▶ [Stated task] Begin with the first line of the material and copy each line word for word through the line that contains "c) for t, c in zip(taggers, counts)]"; the pictures are left out.

%%

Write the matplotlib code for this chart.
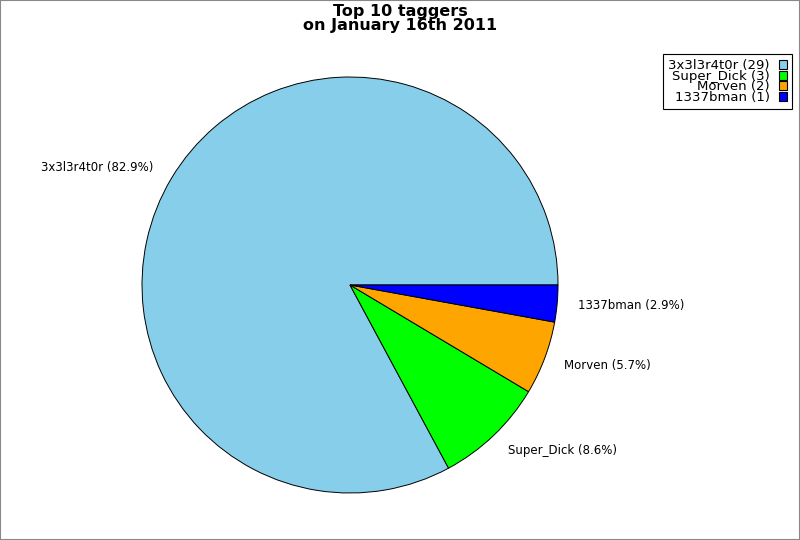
import matplotlib
matplotlib.use("Agg")
import matplotlib.pyplot as plt
from matplotlib.patches import Patch, Rectangle

# top taggers data
taggers = ["3x3l3r4t0r", "Super_Dick", "Morven", "1337bman"]
counts = [29, 3, 2, 1]
colors = ["#87ceeb", "#00ff00", "#ffa500", "#0000ff"]

total = sum(counts)
pie_labels = ["{} ({:.1f}%)".format(t, 100.0 * c / total) for t, c in zip(taggers, counts)]
legend_labels = ["{} ({})".format(t, c) for t, c in zip(taggers, counts)]

fig = plt.figure(figsize=(8, 5.4), dpi=100)
ax = fig.add_axes([0, 0, 1, 1])
ax.pie(counts, labels=pie_labels, colors=colors, startangle=0, counterclock=True,
       wedgeprops={"edgecolor": "black", "linewidth": 0.7},
       textprops={"fontsize": 8.5}, labeldistance=1.1)
# put the pie centre where the reference has it (350, 285 px), radius 208 px
r = 208.0
ax.set_xlim(-350 / r, 450 / r)
ax.set_ylim(-255 / r, 285 / r)
ax.set_aspect("auto")
ax.axis("off")

fig.text(0.5, 1 - 4 / 540, "Top 10 taggers\non January 16th 2011", ha="center", va="top",
         fontsize=11.5, fontweight="bold", linespacing=0.9)

handles = [Patch(facecolor=c, edgecolor="black", linewidth=0.8) for c in colors]
leg = fig.legend(handles, legend_labels, loc="upper right", bbox_to_anchor=(792 / 800, 1 - 54 / 540),
                 borderaxespad=0, markerfirst=False, fontsize=9.5, labelspacing=-0.19,
                 handlelength=0.6, handleheight=0.65, handletextpad=0.7, borderpad=0.4,
                 fancybox=False, framealpha=1)
leg.get_frame().set_edgecolor("black")
leg.get_frame().set_linewidth(0.8)

fig.patches.append(Rectangle((0, 0), 1, 1, transform=fig.transFigure, fill=False,
                             edgecolor="#888888", linewidth=1.5))

fig.savefig("out.png", dpi=100)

%%

▶ [Written response]
Write the matplotlib code for this chart.
import matplotlib
matplotlib.use("Agg")
import matplotlib.pyplot as plt
from matplotlib.patches import Patch, Rectangle

# top taggers data
taggers = ["3x3l3r4t0r", "Super_Dick", "Morven", "1337bman"]
counts = [29, 3, 2, 1]
colors = ["#87ceeb", "#00ff00", "#ffa500", "#0000ff"]

total = sum(counts)
pie_labels = ["{} ({:.1f}%)".format(t, 100.0 * c / total) for t, c in zip(taggers, counts)]
legend_labels = ["{} ({})".format(t, c) for t, c in zip(taggers, counts)]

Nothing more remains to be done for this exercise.